Ancient Sites 10K – 8K Yrs Ago

The Yukon was not covered by ice 22,000 years ago and these found tools provide a rationale for the most widely accepted theory of how and when people moved into North America, the (1) Land Bridge Theory.

Human Migration Land Bridge Route

The Human Migration map, above, shows that ice covered the Rocky Mountains Range along the west coast with a narrow melted gap between the ice sheet covering all of Greenland and North America from Hudson Bay to Georgian Bay, Lake Ontario and the St. Lawrence River.

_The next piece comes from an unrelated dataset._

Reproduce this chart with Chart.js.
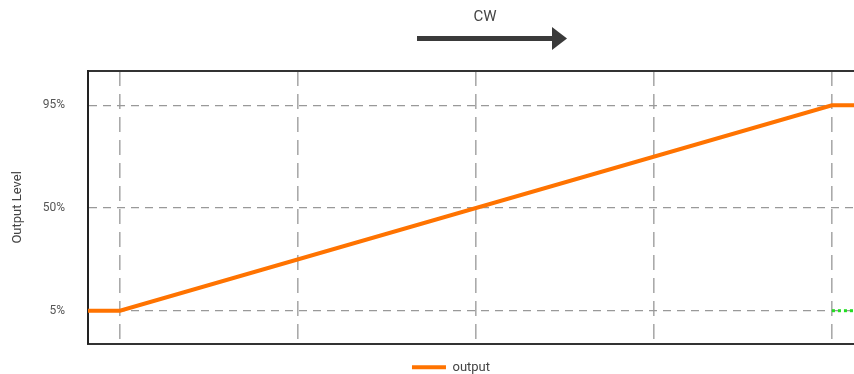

The red arrows show the path of human migration from Asia (top left) across a ‘land bridge’ formed by the weight of ice pushing down on the earth’s tectonic plates and causing land to push up above water level. (Bering Strait) After the ice melted over thousands of years, the ‘land bridge’ sank under to water forming Bering Strait between Asia and North America.

The Land Bridge theory uses the information that humans living in Asia had originally migrated from southern and eastern Africa to the middle east, across Asia to the Siberia region, and thus across the ‘land bridge’ into North, Middle and South Americas. The exact dates are subject to change as more archaeological data is discovered.

As more evidence develops, additional theories arise: The (2) Coastal route theory says that some people may also have come from Asia by boat about 20-15,000 years ago; the (3) Europe route theory says that some people may also have come from Europe via Newfoundland to the eastern and southern area of the United States about 24 – 18,000 years ago.